Almost €100m was collected from the 43 million journeys which were made through the toll point on the M50 in Dublin in 2014, according to the National Roads Authority (NRA).

And the 4pc of drivers who refused to pay their toll represented a 25pc increase on the year before, when there was almost €4m in unpaid toll fees in 2013.

An NRA spokesperson said that €1.7m - 34pc - of the unpaid tolls consisted of fees which had been applied to cars with international registration plates, and 95pc of these cars were from the UK.

As many as 110,000 vehicles use the toll bridge every day, which became barrier-free when the 'eFlow' system was introduced in 2008. There are 11 toll roads in Ireland, but just the M50 and the Dublin Port Tunnel are operated by the NRA.

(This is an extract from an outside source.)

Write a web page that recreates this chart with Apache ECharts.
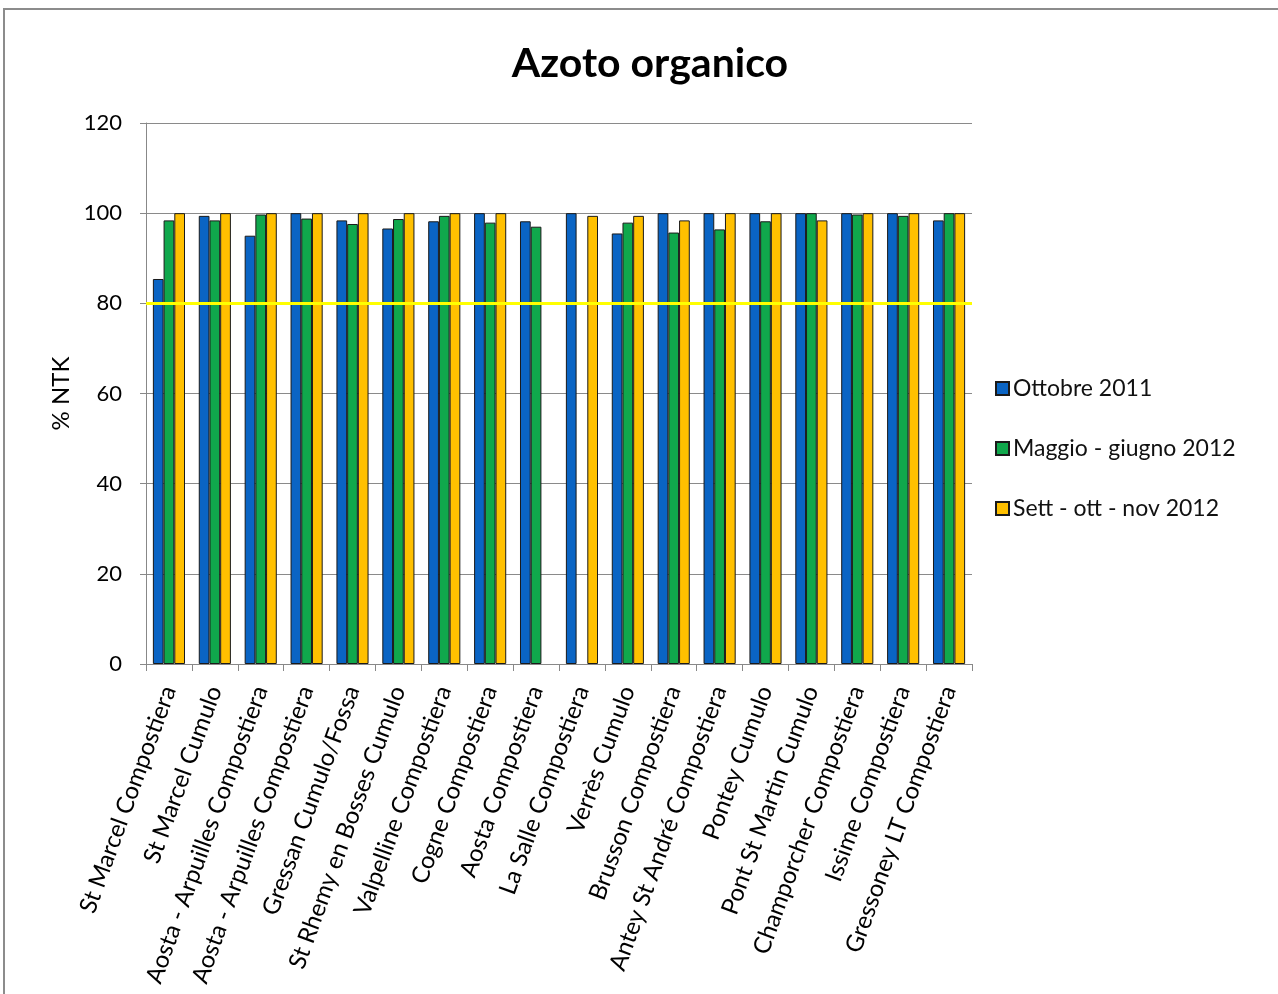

The maximum amount a driver's bill can rise to for a single unpaid journey is €152.60. The toll fee starts at €3.10 for users who aren't registered. "However, there is no cap on what a driver can owe if he makes multiple passages without paying," Sean O'Neill from the NRA said.

The NRA has said that legal proceedings can be issued, and in some cases personal property may be repossessed to cover the costs. They have also employed help from a London-based collection agency, Euro Park Collections (EPC), to help them recoup some of their debts.